** ENTRIES SHOWN **
※ ※ ※

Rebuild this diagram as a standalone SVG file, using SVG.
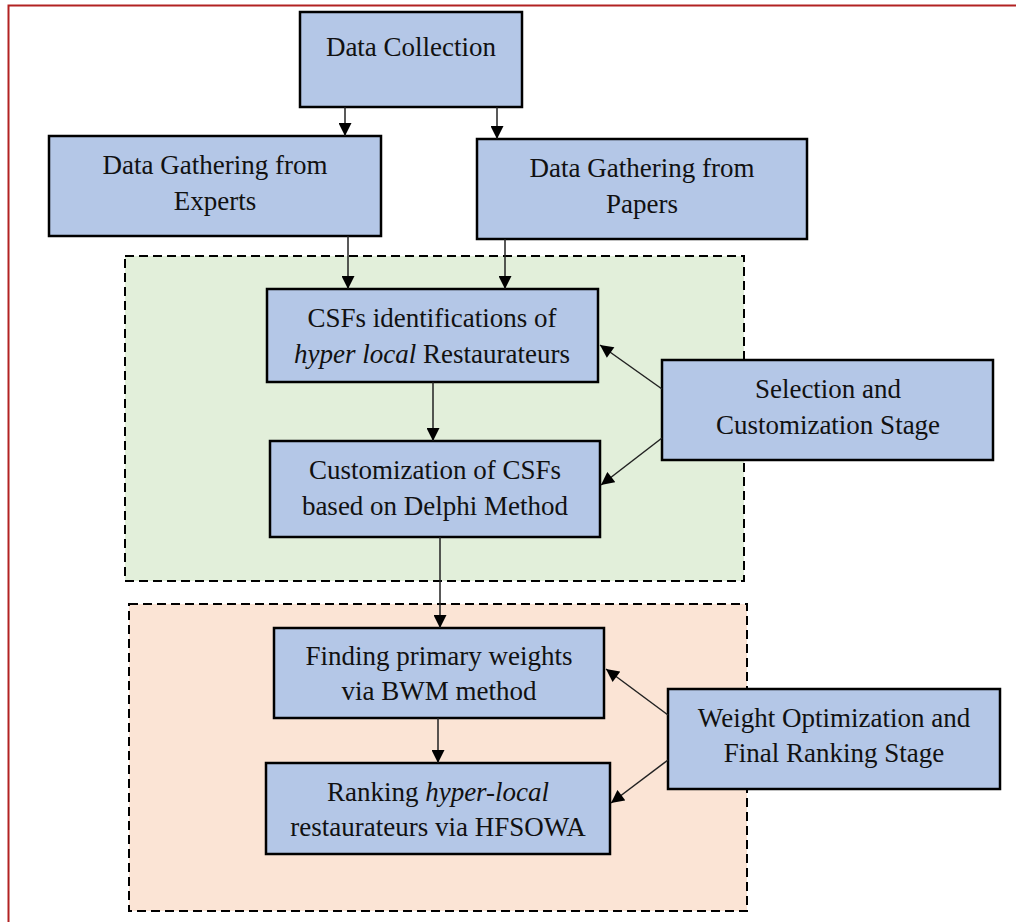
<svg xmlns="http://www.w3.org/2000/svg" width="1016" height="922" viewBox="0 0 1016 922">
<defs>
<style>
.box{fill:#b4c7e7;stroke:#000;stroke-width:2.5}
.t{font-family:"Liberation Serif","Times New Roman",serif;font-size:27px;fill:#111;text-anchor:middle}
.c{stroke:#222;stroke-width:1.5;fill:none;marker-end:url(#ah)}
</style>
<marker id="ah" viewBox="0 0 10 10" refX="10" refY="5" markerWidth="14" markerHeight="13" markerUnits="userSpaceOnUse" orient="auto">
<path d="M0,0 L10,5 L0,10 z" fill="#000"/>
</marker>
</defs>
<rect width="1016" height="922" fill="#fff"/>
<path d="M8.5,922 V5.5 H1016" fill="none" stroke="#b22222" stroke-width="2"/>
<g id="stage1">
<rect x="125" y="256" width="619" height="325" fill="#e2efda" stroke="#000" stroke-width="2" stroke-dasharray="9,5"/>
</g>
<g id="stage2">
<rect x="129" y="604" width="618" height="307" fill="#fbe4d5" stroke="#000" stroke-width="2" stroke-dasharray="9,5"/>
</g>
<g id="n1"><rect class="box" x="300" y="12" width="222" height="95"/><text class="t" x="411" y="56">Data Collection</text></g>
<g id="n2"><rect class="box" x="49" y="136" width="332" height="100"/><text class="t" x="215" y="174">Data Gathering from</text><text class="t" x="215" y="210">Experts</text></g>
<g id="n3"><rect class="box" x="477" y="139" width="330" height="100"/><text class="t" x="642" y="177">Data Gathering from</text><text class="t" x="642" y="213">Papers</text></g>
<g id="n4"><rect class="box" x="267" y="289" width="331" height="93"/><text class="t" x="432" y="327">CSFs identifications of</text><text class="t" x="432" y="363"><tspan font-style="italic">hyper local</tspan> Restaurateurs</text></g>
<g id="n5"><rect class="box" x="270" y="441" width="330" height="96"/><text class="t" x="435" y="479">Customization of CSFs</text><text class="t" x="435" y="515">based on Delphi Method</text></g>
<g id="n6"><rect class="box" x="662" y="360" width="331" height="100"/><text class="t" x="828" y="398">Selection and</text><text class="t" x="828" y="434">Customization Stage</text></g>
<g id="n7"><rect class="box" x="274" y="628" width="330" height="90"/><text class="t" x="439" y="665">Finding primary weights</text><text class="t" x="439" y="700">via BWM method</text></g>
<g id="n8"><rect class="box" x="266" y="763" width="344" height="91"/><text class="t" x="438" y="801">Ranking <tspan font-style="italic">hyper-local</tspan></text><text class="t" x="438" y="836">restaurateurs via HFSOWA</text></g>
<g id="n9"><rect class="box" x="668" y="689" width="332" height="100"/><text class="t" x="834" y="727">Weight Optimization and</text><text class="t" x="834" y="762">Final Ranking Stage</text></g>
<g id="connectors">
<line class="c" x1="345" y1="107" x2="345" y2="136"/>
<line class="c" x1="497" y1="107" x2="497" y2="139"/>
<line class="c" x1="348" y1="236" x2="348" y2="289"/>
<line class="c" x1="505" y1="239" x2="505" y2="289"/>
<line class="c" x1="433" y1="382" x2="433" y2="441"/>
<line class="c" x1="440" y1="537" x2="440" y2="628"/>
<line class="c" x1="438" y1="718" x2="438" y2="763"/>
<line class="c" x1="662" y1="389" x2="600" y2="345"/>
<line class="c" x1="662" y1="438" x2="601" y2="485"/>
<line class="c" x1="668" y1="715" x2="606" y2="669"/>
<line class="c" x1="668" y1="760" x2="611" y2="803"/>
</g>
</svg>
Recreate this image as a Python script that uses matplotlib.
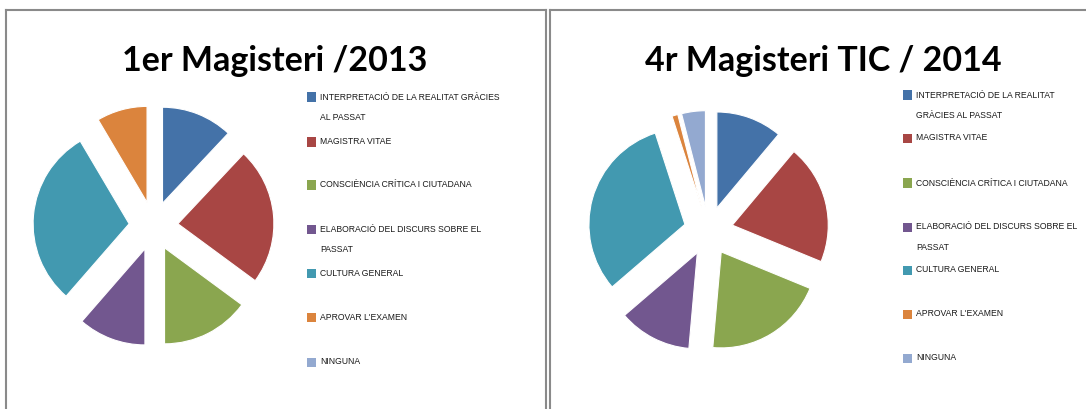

※ ※ ※

** SET PROBLEM **
Set the entries down again exactly. Do not include the images.

** RESULT OF THE TASK **
Rebuild this diagram as a standalone SVG file, using SVG.
<svg xmlns="http://www.w3.org/2000/svg" width="1016" height="922" viewBox="0 0 1016 922">
<defs>
<style>
.box{fill:#b4c7e7;stroke:#000;stroke-width:2.5}
.t{font-family:"Liberation Serif","Times New Roman",serif;font-size:27px;fill:#111;text-anchor:middle}
.c{stroke:#222;stroke-width:1.5;fill:none;marker-end:url(#ah)}
</style>
<marker id="ah" viewBox="0 0 10 10" refX="10" refY="5" markerWidth="14" markerHeight="13" markerUnits="userSpaceOnUse" orient="auto">
<path d="M0,0 L10,5 L0,10 z" fill="#000"/>
</marker>
</defs>
<rect width="1016" height="922" fill="#fff"/>
<path d="M8.5,922 V5.5 H1016" fill="none" stroke="#b22222" stroke-width="2"/>
<g id="stage1">
<rect x="125" y="256" width="619" height="325" fill="#e2efda" stroke="#000" stroke-width="2" stroke-dasharray="9,5"/>
</g>
<g id="stage2">
<rect x="129" y="604" width="618" height="307" fill="#fbe4d5" stroke="#000" stroke-width="2" stroke-dasharray="9,5"/>
</g>
<g id="n1"><rect class="box" x="300" y="12" width="222" height="95"/><text class="t" x="411" y="56">Data Collection</text></g>
<g id="n2"><rect class="box" x="49" y="136" width="332" height="100"/><text class="t" x="215" y="174">Data Gathering from</text><text class="t" x="215" y="210">Experts</text></g>
<g id="n3"><rect class="box" x="477" y="139" width="330" height="100"/><text class="t" x="642" y="177">Data Gathering from</text><text class="t" x="642" y="213">Papers</text></g>
<g id="n4"><rect class="box" x="267" y="289" width="331" height="93"/><text class="t" x="432" y="327">CSFs identifications of</text><text class="t" x="432" y="363"><tspan font-style="italic">hyper local</tspan> Restaurateurs</text></g>
<g id="n5"><rect class="box" x="270" y="441" width="330" height="96"/><text class="t" x="435" y="479">Customization of CSFs</text><text class="t" x="435" y="515">based on Delphi Method</text></g>
<g id="n6"><rect class="box" x="662" y="360" width="331" height="100"/><text class="t" x="828" y="398">Selection and</text><text class="t" x="828" y="434">Customization Stage</text></g>
<g id="n7"><rect class="box" x="274" y="628" width="330" height="90"/><text class="t" x="439" y="665">Finding primary weights</text><text class="t" x="439" y="700">via BWM method</text></g>
<g id="n8"><rect class="box" x="266" y="763" width="344" height="91"/><text class="t" x="438" y="801">Ranking <tspan font-style="italic">hyper-local</tspan></text><text class="t" x="438" y="836">restaurateurs via HFSOWA</text></g>
<g id="n9"><rect class="box" x="668" y="689" width="332" height="100"/><text class="t" x="834" y="727">Weight Optimization and</text><text class="t" x="834" y="762">Final Ranking Stage</text></g>
<g id="connectors">
<line class="c" x1="345" y1="107" x2="345" y2="136"/>
<line class="c" x1="497" y1="107" x2="497" y2="139"/>
<line class="c" x1="348" y1="236" x2="348" y2="289"/>
<line class="c" x1="505" y1="239" x2="505" y2="289"/>
<line class="c" x1="433" y1="382" x2="433" y2="441"/>
<line class="c" x1="440" y1="537" x2="440" y2="628"/>
<line class="c" x1="438" y1="718" x2="438" y2="763"/>
<line class="c" x1="662" y1="389" x2="600" y2="345"/>
<line class="c" x1="662" y1="438" x2="601" y2="485"/>
<line class="c" x1="668" y1="715" x2="606" y2="669"/>
<line class="c" x1="668" y1="760" x2="611" y2="803"/>
</g>
</svg>
Recreate this image as a Python script that uses matplotlib.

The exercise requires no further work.